Sue: Does writing energize or exhaust you?
Karen: Energizes me.
Sue: I knew you were going to say that. What’s your writing Kryptonite?
Karen: Is Kryptonite what kills you? Because I’m not dead yet.
Sue: Kryptonite takes away your power.
Karen: Okay. A lack of solitude and privacy and uninterrupted time. Without those I can’t write. That’s why writing is a selfish endeavor.
Sue: Has publishing your books changed anything about how you write?
Karen: It didn’t change how I write—it gave me permission continue to writing what I want to write, the way I want to write it, period. It is enormously freeing to self-publish. There is so much advice out there about finding your commercial niche, and that has nothing to do with my goals for my writing.

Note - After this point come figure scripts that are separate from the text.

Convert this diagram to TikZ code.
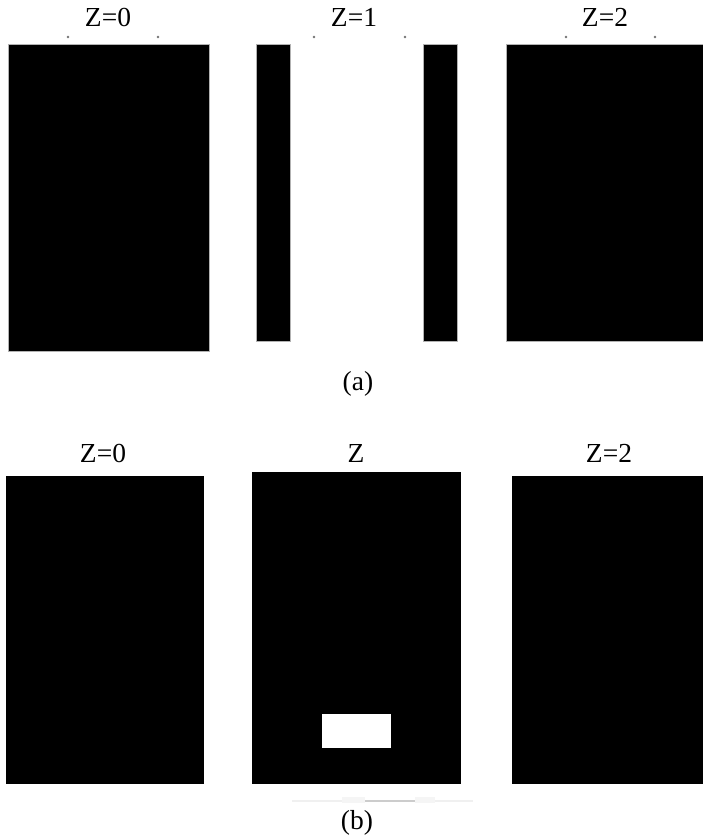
\documentclass[tikz,border=0pt]{standalone}
\usepackage{fontspec}
\setmainfont{Liberation Serif}

\tikzset{
  slice/.style={fill=black, draw=gray!60, line width=0.8pt},
  hole/.style={fill=white},
  lbl/.style={anchor=base, inner sep=0pt, font=\fontsize{27.5}{30}\selectfont},
  tick/.style={fill=black!55},
}

\begin{document}
\begin{tikzpicture}[x=1pt,y=-1pt]
  \useasboundingbox (0,0) rectangle (703,839);
  % row (a)
  \node[lbl] (za0) at (108,26) {Z=0};
  \node[lbl] (za1) at (354,26) {Z=1};
  \node[lbl] (za2) at (605,26) {Z=2};
  \foreach \x in {68,158,314,405,566,655}
    \fill[tick] (\x,37) circle (1.4);
  \filldraw[slice] (8,44) rectangle (209,351);
  \filldraw[slice] (256,44) rectangle (290,341);
  \filldraw[slice] (423,44) rectangle (457,341);
  \filldraw[slice] (506,44) rectangle (703,341);
  \node[lbl] (capa) at (358,390) {(a)};
  % row (b)
  \node[lbl] (zb0) at (103,462) {Z=0};
  \node[lbl] (zb1) at (356,462) {Z};
  \node[lbl] (zb2) at (609,462) {Z=2};
  \fill (6,476) rectangle (204,784);
  \fill (252,472) rectangle (461,784);
  \fill[hole] (322,714) rectangle (391,748);
  \fill (512,476) rectangle (703,784);
  % faint strip under the middle slice
  \fill[gray!12] (292,800) rectangle (473,802);
  \fill[gray!8] (342,797) rectangle (365,803);
  \fill[gray!8] (415,797) rectangle (435,803);
  \fill[gray!40] (365,800) rectangle (415,802);
  \node[lbl] (capb) at (357,829) {(b)};
\end{tikzpicture}
\end{document}
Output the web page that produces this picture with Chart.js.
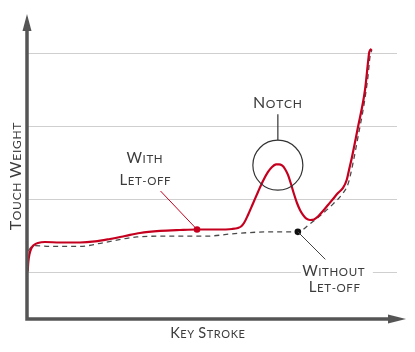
<!DOCTYPE html>
<html>
<head>
<meta charset="utf-8">
<script src="https://cdn.jsdelivr.net/npm/chart.js@4/dist/chart.umd.min.js"></script>
<style>
  html, body { margin: 0; padding: 0; background: #fff; }
  #c { display: block; }
</style>
</head>
<body>
<canvas id="c" width="415" height="352"></canvas>
<script>
// ---- Data (arbitrary units: key stroke 0–100, touch weight) ----
const withX = [0.19, 0.35, 0.68, 1.22, 1.89, 2.97, 4.86, 8.92, 14.32, 18.38, 22.43, 26.49, 30.54, 35.95, 41.35, 45.95, 51.35, 55.41, 57.03, 57.84, 58.65, 59.73, 61.08, 62.43, 63.78, 65.14, 66.22, 67.30, 68.11, 68.92, 69.73, 70.54, 71.35, 72.16, 72.97, 73.78, 74.59, 75.41, 76.49, 77.57, 78.65, 80.0, 81.35, 82.70, 84.05, 85.41, 86.4, 87.03, 87.84, 89.46, 91.35, 92.24, 92.51, 93.16];
const withY = [1.007, 1.137, 1.247, 1.329, 1.370, 1.397, 1.411, 1.404, 1.404, 1.418, 1.452, 1.493, 1.534, 1.562, 1.575, 1.582, 1.582, 1.589, 1.603, 1.623, 1.671, 1.781, 1.938, 2.096, 2.247, 2.370, 2.438, 2.473, 2.475, 2.459, 2.411, 2.329, 2.205, 2.068, 1.945, 1.849, 1.781, 1.733, 1.712, 1.719, 1.760, 1.836, 1.918, 2.0, 2.082, 2.151, 2.260, 2.397, 2.575, 2.986, 3.493, 3.904, 4.014, 4.055];
const withoutX = [0.35, 1.1, 2.2, 7.0, 14.3, 20.5, 29.7, 35.9, 48.1, 57.0, 66.2, 73.2, 76.5, 79.2, 82.7, 85.4, 86.8, 88.1, 89.5, 91.1, 92.2, 92.7, 93.2];
const withoutY = [1.29, 1.34, 1.36, 1.35, 1.35, 1.40, 1.48, 1.49, 1.49, 1.53, 1.55, 1.55, 1.66, 1.77, 1.93, 2.08, 2.21, 2.49, 2.86, 3.30, 3.70, 3.95, 4.04];
const letoffWith    = [45.95, 1.582]; // let-off point on the "with" curve
const letoffWithout = [73.2, 1.55];   // point on the "without" curve
const notchPoint    = [67.8, 2.47];   // notch peak
const gridValues = [1, 2, 3, 4];
const xTitle = 'Key Stroke';
const yTitle = 'Touch Weight';
const notchLabel = 'Notch';
const withLabel = ['With', 'Let-off'];
const withoutLabel = ['Without', 'Let-off'];

const FONT = 'Lato, "Open Sans", sans-serif';
const RED = '#c5001f';
const AXIS = '#555555';
const TEXT = '#3c3c3c';

function drawSC(ctx, text, cx, baseline, big, small, ls) {
  const segs = [...text].map(ch => {
    const isBig = ch !== ch.toLowerCase() && ch === ch.toUpperCase();
    return { t: ch.toUpperCase(), size: isBig ? big : small };
  });
  let w = 0;
  segs.forEach(s => { ctx.font = s.size + 'px ' + FONT; s.w = ctx.measureText(s.t).width; w += s.w + ls; });
  w -= ls;
  let x = cx - w / 2;
  ctx.textAlign = 'left';
  ctx.textBaseline = 'alphabetic';
  segs.forEach(s => { ctx.font = s.size + 'px ' + FONT; ctx.fillText(s.t, x, baseline); x += s.w + ls; });
  return w;
}

const decor = {
  id: 'decor',
  beforeDatasetsDraw(chart) {
    const { ctx, chartArea: a, scales: { y } } = chart;
    ctx.save();
    ctx.strokeStyle = '#cfcfcf';
    ctx.lineWidth = 1;
    gridValues.forEach(v => {
      const py = Math.round(y.getPixelForValue(v)) + 0.5;
      ctx.beginPath(); ctx.moveTo(a.left, py); ctx.lineTo(a.right, py); ctx.stroke();
    });
    ctx.restore();
  },
  afterDatasetsDraw(chart) {
    const { ctx, chartArea: a, scales: { x, y } } = chart;
    ctx.save();
    // axes with arrows
    ctx.strokeStyle = AXIS; ctx.fillStyle = AXIS; ctx.lineWidth = 3.5;
    ctx.beginPath();
    ctx.moveTo(a.left, 29); ctx.lineTo(a.left, a.bottom); ctx.lineTo(390, a.bottom);
    ctx.stroke();
    ctx.beginPath();
    ctx.moveTo(a.left, 14); ctx.lineTo(a.left - 4.5, 31); ctx.lineTo(a.left + 4.5, 31); ctx.closePath(); ctx.fill();
    ctx.beginPath();
    ctx.moveTo(406, a.bottom); ctx.lineTo(388, a.bottom - 4.5); ctx.lineTo(388, a.bottom + 4.5); ctx.closePath(); ctx.fill();

    ctx.fillStyle = TEXT;
    // axis titles
    drawSC(ctx, xTitle, 207.5, 337.5, 14.5, 11, 0.6);
    ctx.save();
    ctx.translate(20.5, 176.5); ctx.rotate(-Math.PI / 2);
    drawSC(ctx, yTitle, 0, 0, 16, 12, 0.7);
    ctx.restore();

    // Notch circle & label
    const nx = x.getPixelForValue(notchPoint[0]);
    const ny = y.getPixelForValue(notchPoint[1]) + 0.5;
    ctx.strokeStyle = '#333'; ctx.lineWidth = 1.2;
    ctx.beginPath(); ctx.arc(nx, ny, 25, 0, Math.PI * 2); ctx.stroke();
    ctx.beginPath(); ctx.moveTo(nx, ny - 25); ctx.lineTo(nx, ny - 51); ctx.stroke();
    ctx.fillStyle = TEXT;
    drawSC(ctx, notchLabel, nx - 0.5, 107.7, 16, 12, 0.7);

    // With let-off leader + label
    const wx = x.getPixelForValue(letoffWith[0]);
    const wy = y.getPixelForValue(letoffWith[1]);
    ctx.strokeStyle = RED; ctx.lineWidth = 1;
    ctx.beginPath(); ctx.moveTo(wx, wy); ctx.lineTo(wx - 36.5, wy - 38.5); ctx.stroke();
    ctx.fillStyle = TEXT;
    drawSC(ctx, withLabel[0], wx - 52.5, 163.3, 15, 11.5, 0.6);
    drawSC(ctx, withLabel[1], wx - 52, 185, 15, 11.5, 0.6);

    // Without let-off leader + label
    const ox = x.getPixelForValue(letoffWithout[0]);
    const oy = y.getPixelForValue(letoffWithout[1]);
    ctx.strokeStyle = '#444'; ctx.lineWidth = 1;
    ctx.beginPath(); ctx.moveTo(ox, oy); ctx.lineTo(ox + 27.5, oy + 27.5); ctx.stroke();
    ctx.fillStyle = '#fff';
    ctx.fillRect(ox + 3, 262, 72, 18);
    ctx.fillStyle = TEXT;
    drawSC(ctx, withoutLabel[0], ox + 35.5, 275.7, 15, 11.5, 0.6);
    drawSC(ctx, withoutLabel[1], ox + 36.5, 292, 15, 11.5, 0.6);
    ctx.restore();
  }
};

const toPts = (xs, ys) => xs.map((v, i) => ({ x: v, y: ys[i] }));

new Chart(document.getElementById('c'), {
  type: 'line',
  data: {
    datasets: [
      { label: 'Let-off point', data: [{ x: letoffWith[0], y: letoffWith[1] }], showLine: false,
        pointRadius: 3.3, pointBackgroundColor: RED, pointBorderWidth: 0 },
      { label: 'Without point', data: [{ x: letoffWithout[0], y: letoffWithout[1] }], showLine: false,
        pointRadius: 3.3, pointBackgroundColor: '#111', pointBorderWidth: 0 },
      { label: 'With Let-off', data: toPts(withX, withY), borderColor: RED, borderWidth: 2.2,
        pointRadius: 0, cubicInterpolationMode: 'monotone', fill: false },
      { label: 'Without Let-off', data: toPts(withoutX, withoutY), borderColor: '#4a4a4a', borderWidth: 1.3,
        borderDash: [5, 4], pointRadius: 0, cubicInterpolationMode: 'monotone', fill: false }
    ]
  },
  options: {
    responsive: false,
    animation: false,
    devicePixelRatio: 1,
    layout: { padding: { left: 27, right: 18, top: 15, bottom: 33 } },
    plugins: { legend: { display: false }, tooltip: { enabled: false } },
    scales: {
      x: { type: 'linear', min: 0, max: 100, display: false },
      y: { type: 'linear', min: 0.356, max: 4.52, display: false }
    },
    clip: false
  },
  plugins: [decor]
});
</script>
</body>
</html>
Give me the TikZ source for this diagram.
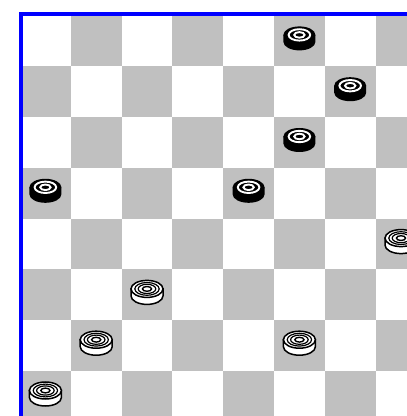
\documentclass[tikz,border=0pt]{standalone}
\usepackage{tikz}
\usetikzlibrary{positioning, calc}

\newcommand{\sq}{50.8}

\begin{document}
\begin{tikzpicture}[
    x=1pt, y=1pt,
    darksq/.style={fill=boardgrey},
    blackman/.pic={
      \fill[black] (-16,6) -- (-16,-1) arc[start angle=180, end angle=360, x radius=16, y radius=8.5] -- (16,6) -- cycle;
      \fill[black] (0,6) ellipse[x radius=16, y radius=8.5];
      \draw[white, line width=1.9] (0,6) ellipse[x radius=10.8, y radius=5.7];
      \draw[white, line width=1.9] (0,6) ellipse[x radius=5.2, y radius=2.8];
    },
    whiteman/.pic={
      \filldraw[fill=white, draw=black, line width=1.5] (-16,6) -- (-16,-1) arc[start angle=180, end angle=360, x radius=16, y radius=8.5] -- (16,6) -- cycle;
      \filldraw[fill=white, draw=black, line width=1.5] (0,6) ellipse[x radius=16, y radius=8.5];
      \draw[black, line width=1.2] (0,6) ellipse[x radius=12.2, y radius=6.4];
      \draw[black, line width=1.2] (0,6) ellipse[x radius=8.8, y radius=4.6];
      \draw[black, line width=1.4] (0,6) ellipse[x radius=4.6, y radius=2.4];
    }
  ]
  \definecolor{boardgrey}{RGB}{192,192,192}
  \useasboundingbox (0,0) rectangle (407,416);
  \fill[white] (0,0) rectangle (407,416);
  \clip (0,0) rectangle (407,416);

  % Felder
  \foreach \r in {0,...,7} {
    \foreach \c in {0,...,7} {
      \pgfmathtruncatemacro{\odd}{mod(\r+\c,2)}
      \ifnum\odd=1
        \fill[darksq] ({20+\c*\sq},{400.5-\r*\sq}) rectangle ++(\sq,-\sq);
      \fi
    }
  }

  % Rand
  \fill[blue] (19,416-12) rectangle (407,416-16);
  \fill[blue] (19,416-12) rectangle (23,0);

  % schwarze Steine
  \foreach \r/\c in {0/5, 1/6, 2/5, 3/0, 3/4}
    \pic at ({20+(\c+0.5)*\sq},{400.5-(\r+0.5)*\sq}) {blackman};

  % weisse Steine
  \foreach \r/\c in {4/7, 5/2, 6/1, 6/5, 7/0}
    \pic at ({20+(\c+0.5)*\sq},{400.5-(\r+0.5)*\sq}) {whiteman};
\end{tikzpicture}
\end{document}
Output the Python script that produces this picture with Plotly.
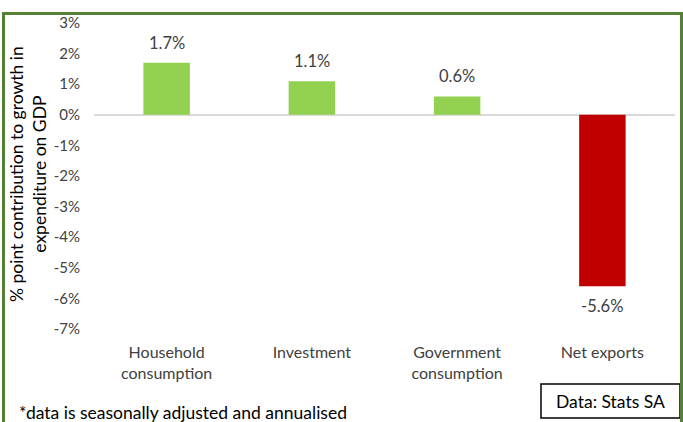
import plotly.graph_objects as go

categories = ["Household<br>consumption", "Investment", "Government<br>consumption", "Net exports"]
contributions = [1.7, 1.1, 0.6, -5.6]
bar_colors = ["#92D050", "#92D050", "#92D050", "#C00000"]
tick_vals = [3, 2, 1, 0, -1, -2, -3, -4, -5, -6, -7]
tick_text = [f"{v}%" for v in tick_vals]

FONT = "Lato"

# plot area geometry in pixels (683 x 422 page)
W, H = 683, 422
L, R, T, B = 94, 675, 23, 329


def px(x):
    return (x - L) / (R - L)


def py(y):
    return (B - y) / (B - T)


fig = go.Figure(
    go.Bar(
        x=categories,
        y=contributions,
        marker=dict(color=bar_colors, line=dict(width=0)),
        width=0.32,
        hoverinfo="skip",
    )
)

# value labels above positive bars, below negative ones
for c, v in zip(categories, contributions):
    fig.add_annotation(
        x=c, y=v, text=f"{v:.1f}%", showarrow=False,
        xanchor="center",
        yanchor="bottom" if v >= 0 else "top",
        yshift=8 if v >= 0 else -8,
        font=dict(family=FONT, size=16.5, color="#404040"),
    )

# y-axis title
fig.add_annotation(
    xref="paper", yref="paper", x=px(28), y=py(174),
    text="% point contribution to growth in<br>expenditure on GDP",
    textangle=-90, showarrow=False, xanchor="center", yanchor="middle",
    font=dict(family=FONT, size=17.5, color="#000000"),
)

# footnote
fig.add_annotation(
    xref="paper", yref="paper", x=px(17), y=py(412),
    text="*data is seasonally adjusted and annualised",
    showarrow=False, xanchor="left", yanchor="middle",
    font=dict(family=FONT, size=17.5, color="#000000"),
)

# source box
fig.add_shape(
    type="rect", xref="paper", yref="paper",
    x0=px(541), x1=px(680), y0=py(418), y1=py(384),
    line=dict(color="#000000", width=1.5), fillcolor="white",
)
fig.add_annotation(
    xref="paper", yref="paper", x=px(610.5), y=py(401.5),
    text="Data: Stats SA", showarrow=False,
    xanchor="center", yanchor="middle",
    font=dict(family=FONT, size=17.5, color="#000000"),
)

# outer chart frame
fig.add_shape(
    type="rect", xref="paper", yref="paper",
    x0=px(3.5), x1=px(681.5), y0=py(440), y1=py(13.5),
    line=dict(color="#548235", width=3), fillcolor="rgba(0,0,0,0)",
    layer="above",
)

fig.update_layout(
    width=W, height=H,
    margin=dict(l=L, r=W - R, t=T, b=H - B),
    paper_bgcolor="white", plot_bgcolor="white",
    showlegend=False,
    bargap=0.68,
    xaxis=dict(
        showline=False, showgrid=False, zeroline=False, ticks="",
        tickfont=dict(family=FONT, size=16, color="#404040"),
        ticklabelstandoff=12,
    ),
    yaxis=dict(
        range=[-7, 3], tickvals=tick_vals, ticktext=tick_text,
        showgrid=False, showline=False,
        zeroline=True, zerolinecolor="#D9D9D9", zerolinewidth=2,
        ticks="", ticklabelstandoff=13,
        tickfont=dict(family=FONT, size=15, color="#404040"),
    ),
)

fig.write_html("out.html")
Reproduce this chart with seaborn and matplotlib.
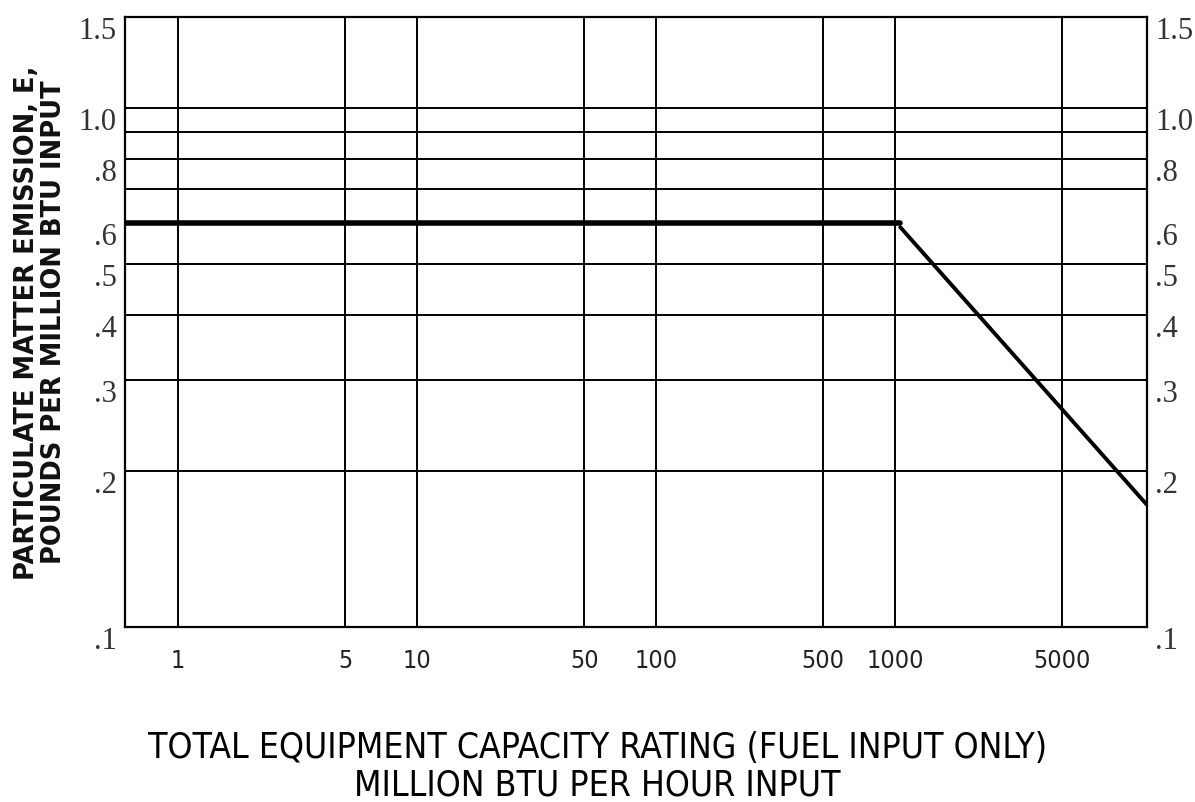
import matplotlib
matplotlib.use("Agg")
import matplotlib.pyplot as plt
import matplotlib.ticker as mticker
import pandas as pd
import seaborn as sns

# capacity grid (million BTU/hr) and emission grid (lb / million BTU)
x_ticks = [1, 5, 10, 50, 100, 500, 1000, 5000]
x_labels = ["1", "5", "10", "50", "100", "500", "1000", "5000"]
y_grid = [0.2, 0.3, 0.4, 0.5, 0.7, 0.8, 0.9, 1.0]
y_ticks = [0.1, 0.2, 0.3, 0.4, 0.5, 0.6, 0.8, 1.0, 1.5]
y_labels = [".1", ".2", ".3", ".4", ".5", ".6", ".8", "1.0", "1.5"]

# emission limit curve
flat_x = [0.6, 1050]
flat_y = [0.6, 0.6]
slope_x = [1050, 11300]
slope_y = [0.59, 0.172]

x_min, x_max = 0.6, 11300
y_min, y_max = 0.1, 1.5

sns.set_style("white")

fig = plt.figure(figsize=(11.95, 8.02), dpi=100)
ax = fig.add_axes([0.1046, 0.2182, 0.8552, 0.7606])
ax.set_xscale("log")
ax.set_yscale("log")

for y in y_grid:
    ax.axhline(y, color="black", lw=1.4, zorder=1)
for x in x_ticks:
    ax.axvline(x, color="black", lw=1.4, zorder=1)

flat = pd.DataFrame({"q": flat_x, "e": flat_y})
slope = pd.DataFrame({"q": slope_x, "e": slope_y})
sns.lineplot(data=flat, x="q", y="e", color="black", lw=4, ax=ax, zorder=3)
sns.lineplot(data=slope, x="q", y="e", color="black", lw=2.8, ax=ax, zorder=3)

ax.set_xlim(x_min, x_max)
ax.set_ylim(y_min, y_max)

ax.xaxis.set_minor_locator(mticker.NullLocator())
ax.yaxis.set_minor_locator(mticker.NullLocator())
ax.set_xticks(x_ticks)
ax.set_xticklabels(x_labels, family="DejaVu Sans", fontstretch="condensed",
                   fontweight="light", fontsize=18, color="#222222")
ax.set_yticks(y_ticks)
ax.set_yticklabels(y_labels, family="Liberation Serif", fontsize=22, color="#333333")
ax.tick_params(axis="x", length=0, pad=16)
ax.tick_params(axis="y", length=0, pad=6, labelright=True)
for lab in ax.get_yticklabels():
    lab.set_verticalalignment("top")

for side in ax.spines.values():
    side.set_color("black")
    side.set_linewidth(1.6)

ax.set_xlabel("")
ax.set_ylabel("")

fig.text(0.0335, 0.598, "PARTICULATE MATTER EMISSION, E,\nPOUNDS PER MILLION BTU INPUT",
         rotation=90, ha="center", va="center", fontsize=18.5, fontweight="bold",
         family="DejaVu Sans", linespacing=1.05, color="#111111")
fig.text(0.5, 0.044, "TOTAL EQUIPMENT CAPACITY RATING (FUEL INPUT ONLY)\nMILLION BTU PER HOUR INPUT",
         ha="center", va="center", fontsize=25.5, family="DejaVu Sans", fontstretch="condensed",
         linespacing=1.15, color="black")

fig.savefig("out.png", dpi=100)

The writers I love are all firmly mid-list. And they’re all assistant chairs of the creative writing departments at small colleges or something like that. None of the writers I adore are making a lucrative living with their brilliant books. Realizing that I can publish my books, sell my modest amount of copies and not have to worry about changing them to be more commercial so one of the houses will take a chance on me—it’s just changed everything for me, Sue, it’s made me so happy.
Sue: What does literary success look like to you?
Karen: Literary success is when you write work that deeply affects the people who read it. And it has nothing to do with how many copies you sell. If anyone is affected by anything I write, I count myself as a success.